Berkeley City Council passed the first phase of Berkeley Reparations on March 22 to address the economic injury made to descendants of slavery in Berkeley.
Reparations are “compensation for past labor,” City Councilmember and author of the proposal Ben Bartlett said. He added that Black American victims of slavery underwent both significant injury and the denial of benefits due to forced labor.
The budget item marks the first effort made by City Council to address the economic legacy of that labor, according to a city press release.
“The time for reparations is long overdue. By beginning this process, Berkeley can become a leader in righting the wrongs of our history,” said Berkeley Mayor Jesse Arreguín, who co-sponsored the item, in the press release. “This action will help foster dialogue on a state and even national level on a topic we can no longer ignore.”
Bartlett added that slavery denied people the opportunity to provide for their descendants by preventing them from gaining from their labor.
Furthermore, Bartlett acknowledged that slaves were prevented from owning property or entering contracts, denying them the opportunity for upward mobility.
“Without this core group of people, the economy is suffering,” Bartlett said. “America will be better as a whole if we can unlock the wealth that these millions of people are rightly owed.”
The council’s next steps will be to allocate funding toward hiring a consultant versed in economic and sociological history, micro- and macro-economic theories and legislative conceptions, Bartlett said.
The consultant’s responsibility will be to guide the community through a process of education and connection.

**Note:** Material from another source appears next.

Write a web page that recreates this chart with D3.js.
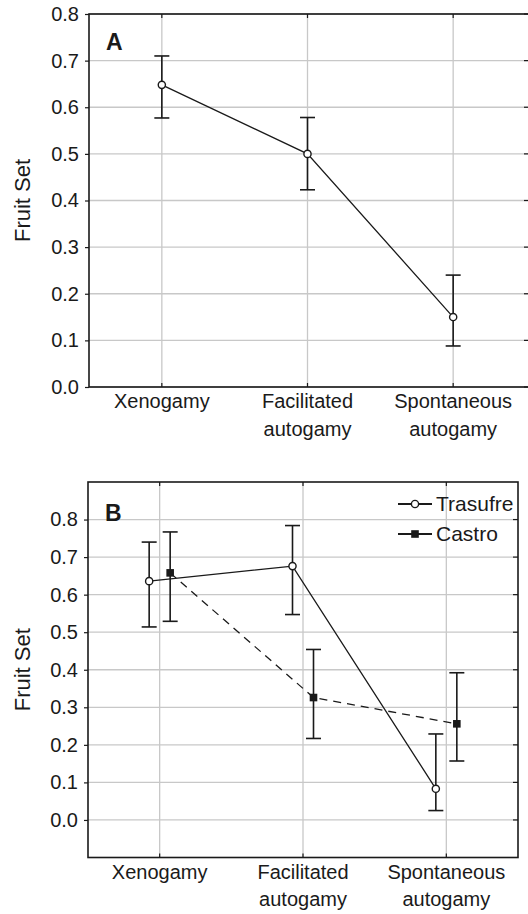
<!DOCTYPE html>
<html>
<head>
<meta charset="utf-8">
<script src="https://cdn.jsdelivr.net/npm/d3@7"></script>
<style>
  body { margin: 0; background: #fff; }
  svg { display: block; font-family: "Liberation Sans", Arial, sans-serif; }
</style>
</head>
<body>
<svg width="528" height="914"></svg>
<script>
// categories (x axis)
var categories = ["Xenogamy", "Facilitated autogamy", "Spontaneous autogamy"];
var categoryLines = [["Xenogamy"], ["Facilitated", "autogamy"], ["Spontaneous", "autogamy"]];

// panel A: single series
var meanA  = [0.648, 0.500, 0.150];
var upperA = [0.710, 0.578, 0.240];
var lowerA = [0.577, 0.423, 0.088];

// panel B: two populations
var seriesNames = ["Trasufre", "Castro"];
var meanTrasufre  = [0.636, 0.676, 0.083];
var upperTrasufre = [0.740, 0.784, 0.229];
var lowerTrasufre = [0.514, 0.547, 0.025];
var meanCastro  = [0.658, 0.326, 0.256];
var upperCastro = [0.767, 0.454, 0.392];
var lowerCastro = [0.529, 0.217, 0.157];

var yTicks = [0.0, 0.1, 0.2, 0.3, 0.4, 0.5, 0.6, 0.7, 0.8];

var svg = d3.select("svg");
var ink = "#1a1a1a";

function rows(mean, upper, lower) {
    return categories.map(function(c, i) {
        return { cat: c, m: mean[i], hi: upper[i], lo: lower[i] };
    });
}

// draws the frame, grid, ticks and labels of one panel; returns the scales
function drawPanel(box, yDomain, letter) {
    var x = d3.scalePoint().domain(categories)
        .range([box.left, box.xEnd]).padding(0.5);
    var y = d3.scaleLinear().domain(yDomain).range([box.bottom, box.top]);
    var g = svg.append("g");

    // grid
    g.selectAll("line.hgrid").data(yTicks).enter().append("line")
        .attr("class", "hgrid")
        .attr("x1", box.left).attr("x2", box.right)
        .attr("y1", function(d) { return y(d); })
        .attr("y2", function(d) { return y(d); })
        .attr("stroke", "#c8c8c8").attr("stroke-width", 1.3);
    g.selectAll("line.vgrid").data(categories).enter().append("line")
        .attr("class", "vgrid")
        .attr("x1", function(d) { return x(d); })
        .attr("x2", function(d) { return x(d); })
        .attr("y1", box.top).attr("y2", box.bottom)
        .attr("stroke", "#c8c8c8").attr("stroke-width", 1.3);

    // left axis (labels + small ticks)
    var left = g.append("g").attr("transform", "translate(" + box.left + ",0)")
        .call(d3.axisLeft(y).tickValues(yTicks).tickSize(4).tickPadding(6)
              .tickFormat(d3.format(".1f")));
    left.select(".domain").remove();
    left.selectAll("text").attr("font-size", 20).attr("fill", ink)
        .attr("font-family", "Liberation Sans, Arial, sans-serif");
    left.selectAll("line").attr("stroke", ink).attr("stroke-width", 1.2);

    // inward ticks on right, top and bottom
    g.selectAll("line.rtick").data(yTicks).enter().append("line")
        .attr("x1", box.right - 5).attr("x2", box.right)
        .attr("y1", function(d) { return y(d); })
        .attr("y2", function(d) { return y(d); })
        .attr("stroke", ink).attr("stroke-width", 1.2);
    [box.top, box.bottom].forEach(function(yy) {
        g.selectAll(null).data(categories).enter().append("line")
            .attr("x1", function(d) { return x(d); })
            .attr("x2", function(d) { return x(d); })
            .attr("y1", yy).attr("y2", yy === box.top ? yy + 4 : yy - 4)
            .attr("stroke", ink).attr("stroke-width", 1.2);
    });

    // frame
    g.append("rect")
        .attr("x", box.left).attr("y", box.top)
        .attr("width", box.right - box.left).attr("height", box.bottom - box.top)
        .attr("fill", "none").attr("stroke", ink).attr("stroke-width", 1.6);

    // category labels
    var lab = g.selectAll("text.cat").data(categories).enter().append("text")
        .attr("class", "cat")
        .attr("text-anchor", "middle")
        .attr("font-size", 20).attr("fill", ink);
    lab.selectAll("tspan").data(function(d, i) { return categoryLines[i]; })
        .enter().append("tspan")
        .attr("x", function() { return x(d3.select(this.parentNode).datum()); })
        .attr("y", function(d, j) { return box.bottom + 21 + j * 27.5; })
        .text(function(d) { return d; });

    // y title
    g.append("text")
        .attr("transform", "translate(30," + ((box.top + box.bottom) / 2) + ") rotate(-90)")
        .attr("text-anchor", "middle")
        .attr("font-size", 22).attr("fill", ink)
        .text("Fruit Set");

    // panel letter
    g.append("text")
        .attr("x", box.left + 17).attr("y", box.letterY)
        .attr("font-size", 23).attr("font-weight", "bold").attr("fill", ink)
        .text(letter);

    return { x: x, y: y };
}

function drawSeries(sc, data, offset, dashed, marker) {
    var g = svg.append("g");
    var px = function(d) { return sc.x(d.cat) + offset; };

    g.append("path").datum(data)
        .attr("d", d3.line().x(px).y(function(d) { return sc.y(d.m); }))
        .attr("fill", "none").attr("stroke", ink).attr("stroke-width", 1.3)
        .attr("stroke-dasharray", dashed ? "8,6" : null);

    // error bars
    g.selectAll("line.err").data(data).enter().append("line")
        .attr("x1", px).attr("x2", px)
        .attr("y1", function(d) { return sc.y(d.hi); })
        .attr("y2", function(d) { return sc.y(d.lo); })
        .attr("stroke", ink).attr("stroke-width", 1.6);
    ["hi", "lo"].forEach(function(k) {
        g.selectAll(null).data(data).enter().append("line")
            .attr("x1", function(d) { return px(d) - 7.5; })
            .attr("x2", function(d) { return px(d) + 7.5; })
            .attr("y1", function(d) { return sc.y(d[k]); })
            .attr("y2", function(d) { return sc.y(d[k]); })
            .attr("stroke", ink).attr("stroke-width", 1.6);
    });

    drawMarkers(g, data, marker, px, function(d) { return sc.y(d.m); });
}

function drawMarkers(g, data, marker, fx, fy) {
    if (marker === "circle") {
        g.selectAll("circle").data(data).enter().append("circle")
            .attr("cx", fx).attr("cy", fy).attr("r", 3.6)
            .attr("fill", "#fff").attr("stroke", ink).attr("stroke-width", 1.4);
    } else {
        g.selectAll("rect").data(data).enter().append("rect")
            .attr("x", function(d) { return fx(d) - 3.8; })
            .attr("y", function(d) { return fy(d) - 3.8; })
            .attr("width", 7.6).attr("height", 7.6)
            .attr("fill", ink);
    }
}

// panel A
var scA = drawPanel({ left: 89, right: 529, xEnd: 526, top: 14, bottom: 387, letterY: 50 },
                    [0, 0.8], "A");
drawSeries(scA, rows(meanA, upperA, lowerA), 0, false, "circle");

// panel B
var scB = drawPanel({ left: 88, right: 518, xEnd: 518, top: 482, bottom: 857.5, letterY: 521 },
                    [-0.1, 0.9], "B");
drawSeries(scB, rows(meanTrasufre, upperTrasufre, lowerTrasufre), -10.5, false, "circle");
drawSeries(scB, rows(meanCastro, upperCastro, lowerCastro), 10.5, true, "square");

// legend
var legend = svg.append("g");
var legendMarkers = ["circle", "square"];
seriesNames.forEach(function(name, i) {
    var yy = 504 + i * 30;
    var row = legend.append("g");
    row.append("line").attr("x1", 398).attr("x2", 432)
        .attr("y1", yy).attr("y2", yy)
        .attr("stroke", ink).attr("stroke-width", 2);
    drawMarkers(row, [name], legendMarkers[i],
                function() { return 415; }, function() { return yy; });
    row.append("text").attr("x", 436).attr("y", yy + 7)
        .attr("font-size", 21).attr("fill", ink)
        .text(name);
});
</script>
</body>
</html>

They will also provide policy recommendations to the city council.
“Berkeley is just a small city,” Bartlett said in the press release. “While we may not have the federal government’s resources to pay people what they are truly owed, I do believe we have the thought power and moral conviction to inspire the community and impact the nation.”
The proposal for reparations was positively received by the community, Bartlett noted.
He added the proposal could be instructive to national and global efforts to provide reparations for communities undergoing similar issues of “large-scale injury and suspended redress.”
According to Martha Saavedra, associate director of the Center for African Studies, slavery’s impact reverberated worldwide and continues to do so today.
“We can hope that a meaningful and participatory reparations process in Berkeley might contribute some insights and lessons for the larger debate,” Saavedra said in an email.
Saavedra added that along with reparations, it is important for the nation to fully understand the history and legacy of slavery.
As part of the proposal, one of the consultant’s responsibilities would be to hold “educational events, truth-telling symposiums, sessions, and community gatherings” discussing the inaccessibility to economic mobility and systemic racism faced by Black Americans.
“The United States has never fully reckoned with its history of anti-Black racism, exploitation, and segregation through a truth and reconciliation process,” said City Councilmember Terry Taplin, who also co-sponsored the item, in the press release. “I look forward to seeing Berkeley be a national leader in community-driven reparative justice.”
City Councilmember and cosponsor of the proposal Sophie Hahn said the city had been complicit in discrimination against the Black American community and stated her desire to work toward an equitable future.
Hahn added that the council often hears reports detailing harm done to Black Americans relating to health, police interactions, homelessness, school achievement and more.
“For too long, Berkeley has rested on its laurels, thinking that our historic vote to fully integrate schools in 1968 was enough,” Hahn said in an email. “We are overdue to confront the many ways our City has been active and complicit in discrimination against African Americans and launch a new path forward for the equitable future we all yearn for.”